On allegation of double standard over resource control in the country, Obasanjo said: “You (Clark) cannot have two sovereign entities within a state which is what your position of Niger Delta ownership claim of the crude oil found in that location amounts to.
‘The territory of Nigeria is indivisible inclusive of the resources found therein. No territory in Nigeria including the minerals found therein belongs to the area of location and this remains so until the federation is dissolved.
‘This is the position of the Nigerian Constitution and international law. If there is a threat of violence to any part of Nigeria today, including the Niger Delta, it is the Nigerian military backed by any other machinery that can be procured or established at the Federal level that will respond to any such threat.

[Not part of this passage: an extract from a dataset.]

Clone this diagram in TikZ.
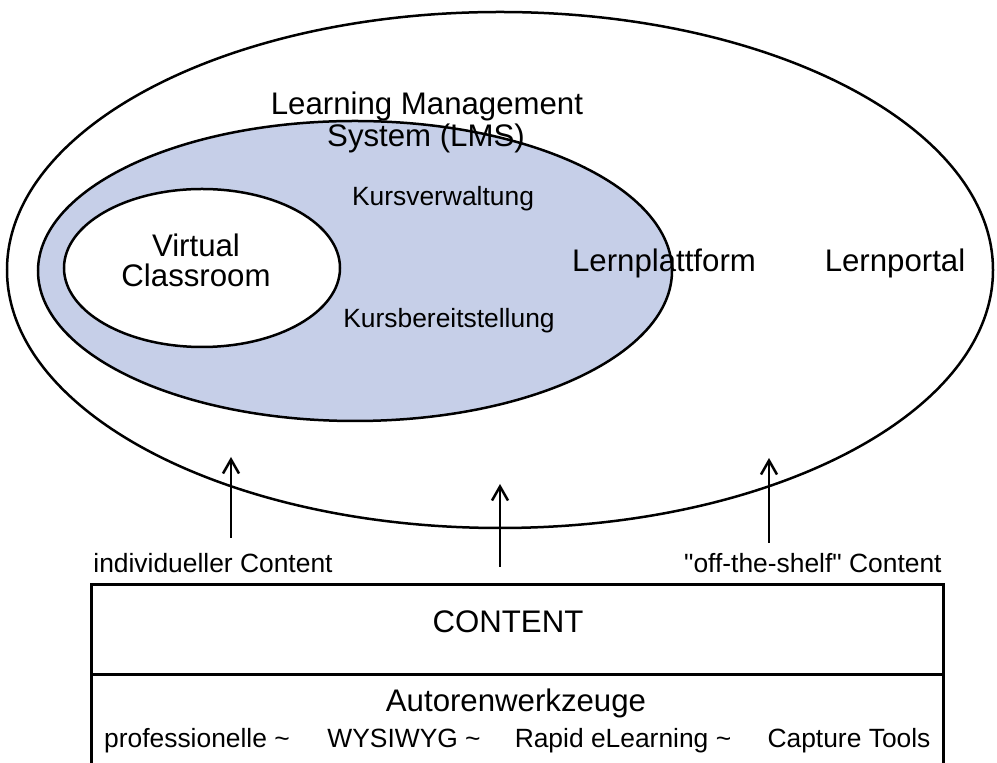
\documentclass[tikz,border=0pt]{standalone}
\usepackage{fontspec}
\setmainfont{Liberation Sans}
% same face without the TeX text mapping, so " stays a straight quote
\newfontfamily\plainsans{Liberation Sans}
\usetikzlibrary{shapes.geometric,arrows.meta}
\definecolor{lmsblue}{RGB}{198,207,232}
\begin{document}
\begin{tikzpicture}[x=0.5pt,y=-0.5pt,
  ring/.style={ellipse, draw=black, line width=1.25pt, inner sep=0pt},
  big/.style={font=\fontsize{15.6}{16}\selectfont},
  small/.style={font=\fontsize{13.2}{14}\selectfont},
  lbl/.style={inner sep=0pt, anchor=base},
  feed/.style={line width=1.25pt, -{Straight Barb[length=7pt,width=8pt]}},
  panel/.style={draw=black, line width=1.6pt, inner sep=0pt, anchor=north west,
    minimum width=426pt}]
\useasboundingbox (0,0) rectangle (997,763);

% nested areas: portal > platform (LMS) > virtual classroom
\node[ring, minimum width=493pt, minimum height=258pt] (portal) at (500,270) {};
\node[ring, fill=lmsblue, minimum width=317pt, minimum height=150pt] (lms) at (355,271) {};
\node[ring, fill=white, minimum width=138pt, minimum height=79pt] (vc) at (202,268) {};

% area labels
\node[lbl, big] (lmsA) at (427,115) {Learning Management};
\node[lbl, big] (lmsB) at (426,147) {System (LMS)};
\node[lbl, big] (vcA) at (196,257) {Virtual};
\node[lbl, big] (vcB) at (196,287) {Classroom};
\node[lbl, small] (kv) at (443,206) {Kursverwaltung};
\node[lbl, small] (kb) at (449,328) {Kursbereitstellung};
\node[lbl, big] (lp) at (664,272) {Lernplattform};
\node[lbl, big] (lportal) at (895,272) {Lernportal};

% content feeding into the portal
\coordinate (srcL) at (231,538);
\coordinate (dstL) at (231,457);
\coordinate (srcM) at (500,567);
\coordinate (dstM) at (500,484);
\coordinate (srcR) at (769,543);
\coordinate (dstR) at (769,458);
\draw[feed] (srcL) -- (dstL);
\draw[feed] (srcM) -- (dstM);
\draw[feed] (srcR) -- (dstR);

\node[lbl, small, anchor=base west] (indiv) at (93,573) {individueller Content};
\node[lbl, small, anchor=base east] (shelf) at (942,573)
  {{\plainsans "off-the-shelf"} Content};

% content box with authoring tools below
\node[panel, minimum height=45pt] (contentbox) at (90,583) {};
\node[panel, minimum height=60pt] (toolbox) at (90,673) {};
\node[lbl, big] (content) at (508,633) {CONTENT};
\node[lbl, big] (tools) at (516,712) {Autorenwerkzeuge};
\node[lbl, small] (t1) at (197,748) {professionelle \textasciitilde};
\node[lbl, small] (t2) at (404,748) {WYSIWYG \textasciitilde};
\node[lbl, small] (t3) at (623,748) {Rapid eLearning \textasciitilde};
\node[lbl, small] (t4) at (849,748) {Capture Tools};
\end{tikzpicture}
\end{document}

In principle and practice, the position taken on the location of mineral resources in any part of Nigeria is the legal and constitutional position.
‘May I also recall the adjunct position I proposed that equity and justice demand that those domiciled in these locations are entitled to more of the material benefits accruing from the crude oil or other minerals. At the end of the day, it may transpire that our linguistic differences on this matter are no more than semantics. And we stand on the same logic with respect to the criminal mining of gold deposits in Zamfara State today or any other State in Nigeria or any other part of Nigeria.’
Africa Today News, New York recalls that the Ijaw National Congress (INC) had two weeks ago attacked the former President over the latter’s comments on resource control, accusing him of bullying the National Secretary of the group, Ebipamowei Wodu.